Fragen zur Analyse des Inputs können sein:
Welches Ereignis löst den Prozess aus?
Wie erfahren wir davon?
Was erhalten wir vom Prozessauslöser?
Ressourcen
Prozesse benötigen zu ihrer Ausführung Ressourcen. Das sind Betriebsmittel, Waren, weitere Daten etc. Die vom betrachteten Prozess genutzten internen Faktoren werden jetzt untersucht und die Ergebnisse im Diagramm vermerkt.
Im Beispiel des Auftragsabwicklungsprozesses werden unter anderem ein Bildschirmarbeitsplatz mit Software zur Bestellaufnahme, ggf.
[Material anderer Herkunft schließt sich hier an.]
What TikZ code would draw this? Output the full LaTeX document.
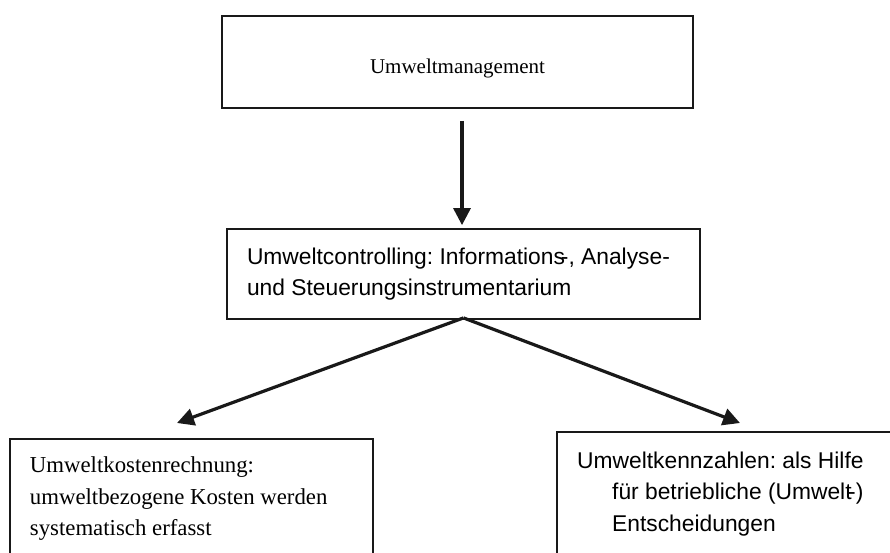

Telekommunikationsmittel/Internetanbindung, die Ware, Verpackungsmaterial, Papier für die Rechnung, ein Drucker etc. als Ressourcen benötigt.
Kompetenzträger
Meist wird ein Prozess auch die Beteiligung von Mitarbeitern erfordern. Dies wird mit den Kompetenzträgern analysiert. Der Begriff ist deshalb gewählt, weil es nicht um die Betrachtung der konkreten Mitarbeiter als Individuen geht: „Herr Meier” kann das Unternehmen verlassen, die von ihm ausgefüllte Rolle des z. B. „Disponenten” mit den erforderlichen Kompetenzen bleibt jedoch.
Folgende Fragen führen zu einer Übersicht der beteiligten Kompetenzträger:
Wer ist an der Ausführung des Prozesses direkt beteiligt?
Gibt es einen Prozesseigner und an wen wird berichtet?
Wer erteilt Weisungen hinsichtlich der Prozessausführung?
Wer wird unterstützend tätig, wenn Probleme auftreten?
Welche Kompetenzen benötigen die identifizierten Rollen? Das betrifft auch Wissen, Fähigkeiten etc.
Für die Auftragsabwicklung stellt das Team beispielsweise fest, dass der Prozess u. a. den Kompetenzträger „Bestellannahme” mit den Kompetenzen „Serviceorientierung; technische Kenntnis des Produkts; Kundenorientierung” erfordert.
Dokumente
Das Team untersucht, welche (Vorgabe-)Dokumente zu dem Prozess benötigt werden. Zu nennen sind:
Verfahrensanweisungen,
Checklisten,
Prüfanweisungen, aber auch
gesetzliche Vorschriften.
Für das Beispiel der Auftragsabwicklung kommt hier z. B. eine Verfahrensanweisung zum Packen der Versandeinheiten in Betracht.
Kennzahlen
In diesem Schritt wird untersucht, welche Kennzahlen oder Leistungsindikatoren zur Messung aber auch Steuerung des Prozesses zur Verfügung stehen oder auch schon genutzt werden.